GitHub's Maintainer Pledge, announced in early 2026, attempts to formalize this. Companies commit to funding a pool of maintainers for a specific project, with the funds managed by a steering committee. Early adopters report that the model reduces burnout because no single maintainer carries the full weight of sponsorship expectations. The net result, according to one participant, is a return to two to three thoughtful commits per week, stable releases, and lower turnover.
But this model requires maintainers to cede control—the hardest step. Handing over financial management to a committee means trusting others with the project's direction. For solo devs who have built their identity around a codebase, that trust does not come easily.
Another emerging approach is the “maintainer cooperative,” where multiple solo maintainers pool their sponsorship income and share responsibilities. A small group of four Ruby gem maintainers formed such a cooperative in 2025. They split the funding evenly and rotate on-call duties. Early results show a 40% reduction in individual commit frequency but a 20% increase in overall project stability. The model is still experimental, but it offers a path that preserves autonomy while distributing risk.
Platform-level changes could also help. For instance, GitHub Sponsors could introduce a “team sponsorship” feature that allows donors to fund a group of maintainers rather than an individual. Patreon already offers a “team page” option, but it's rarely used for open source. Normalizing collective funding could shift incentives away from single points of failure.
The tension between sustainability and autonomy is real. No model is perfect. But the current path—sponsorship as a second job, commit cycles distorted by reactive firefighting—is a dead end. The question is whether the open-source community can build a system that funds projects without destroying the people who make them.

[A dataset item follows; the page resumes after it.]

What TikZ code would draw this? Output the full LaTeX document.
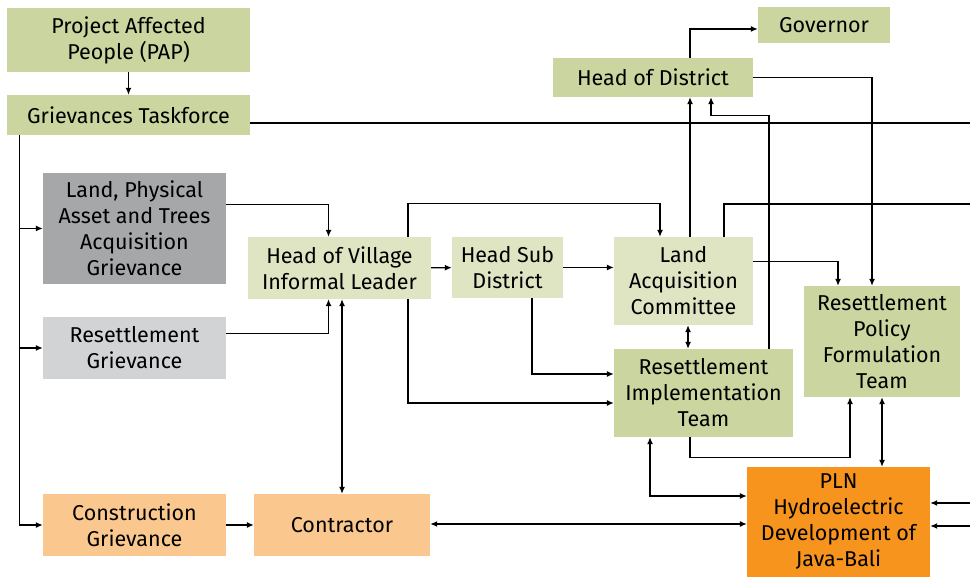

Conclusion: A Call for Structural Change
The stories of burnout are not inevitable. They are the result of a funding model that conflates financial support with personal obligation. Until platforms, corporations, and the community recognize that sponsorship is not a salary but a tool—one that can be wielded wisely or destructively—the cycle will continue. The maintainers who survive are those who find ways to decouple income from identity, to share responsibility, and to set boundaries that are respected. But that burden should not fall solely on them. The ecosystem must evolve to reward resilience, not just popularity.
Perhaps the real measure of success for a sponsorship platform is not how much money it moves, but how many projects outlive their original creators. By that metric, the current model is failing. The next generation of open-source sustainability will require less hero worship and more infrastructure—funding that follows the work, not the worker. Until then, the solo maintainer's weekly commit cycle will remain a tale of two extremes: the quiet weekend hobby and the desperate midnight merge. Neither is sustainable, and both are avoidable.